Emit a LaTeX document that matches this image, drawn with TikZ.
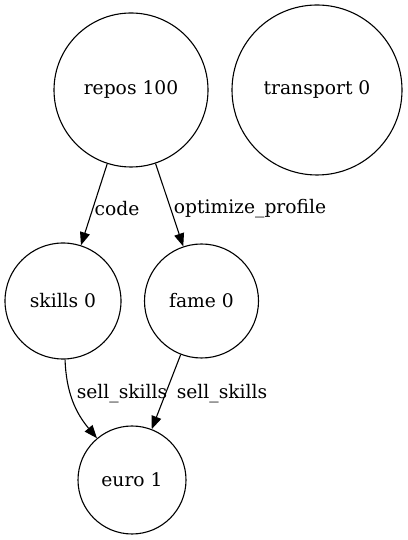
\documentclass[tikz,border=0pt]{standalone}
\usepackage{fontspec}
\setmainfont{DejaVu Serif}
\usetikzlibrary{arrows.meta}

\begin{document}
\begin{tikzpicture}[x=1pt, y=1pt, every node/.style={circle, draw, inner sep=0pt, line width=1.1pt, font=\fontsize{18.7}{22}\selectfont},
    lbl/.style={rectangle, draw=none},
    arc/.style={line width=1.1pt, -{Triangle[length=13pt, width=10pt]}}]

        \useasboundingbox (0,0) rectangle (407,540);

        % nodes
        \node[minimum size=154pt] (repos) at (131,450) {repos 100};
        \node[minimum size=170pt] (transport) at (317,450) {transport 0};
        \node[minimum size=116pt] (skills) at (63,239) {skills 0};
        \node[minimum size=114pt] (fame) at (201.5,239) {fame 0};
        \node[minimum size=108pt] (euro) at (132,60) {euro 1};
        % edge labels
        \node[lbl] (lcode) at (117,331) {code};
        \node[lbl] (lopt) at (250,331) {optimize\_profile};
        \node[lbl] (lsell1) at (122,146) {sell\_skills};
        \node[lbl] (lsell2) at (222,146) {sell\_skills};
        % edges
        \draw[arc] (repos) -- (skills);
        \draw[arc] (repos) -- (fame);
        \draw[arc] (skills) to[out=-88, in=130] (euro);
        \draw[arc] (fame) -- (euro);
    \end{tikzpicture}
\end{document}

=-=-=-=-=

Please write out all the data again word for word, but not the pictures.

FULL SOLUTION |
Emit a LaTeX document that matches this image, drawn with TikZ.
\documentclass[tikz,border=0pt]{standalone}
\usepackage{fontspec}
\setmainfont{DejaVu Serif}
\usetikzlibrary{arrows.meta}

\begin{document}
\begin{tikzpicture}[x=1pt, y=1pt, every node/.style={circle, draw, inner sep=0pt, line width=1.1pt, font=\fontsize{18.7}{22}\selectfont},
    lbl/.style={rectangle, draw=none},
    arc/.style={line width=1.1pt, -{Triangle[length=13pt, width=10pt]}}]

        \useasboundingbox (0,0) rectangle (407,540);

        % nodes
        \node[minimum size=154pt] (repos) at (131,450) {repos 100};
        \node[minimum size=170pt] (transport) at (317,450) {transport 0};
        \node[minimum size=116pt] (skills) at (63,239) {skills 0};
        \node[minimum size=114pt] (fame) at (201.5,239) {fame 0};
        \node[minimum size=108pt] (euro) at (132,60) {euro 1};
        % edge labels
        \node[lbl] (lcode) at (117,331) {code};
        \node[lbl] (lopt) at (250,331) {optimize\_profile};
        \node[lbl] (lsell1) at (122,146) {sell\_skills};
        \node[lbl] (lsell2) at (222,146) {sell\_skills};
        % edges
        \draw[arc] (repos) -- (skills);
        \draw[arc] (repos) -- (fame);
        \draw[arc] (skills) to[out=-88, in=130] (euro);
        \draw[arc] (fame) -- (euro);
    \end{tikzpicture}
\end{document}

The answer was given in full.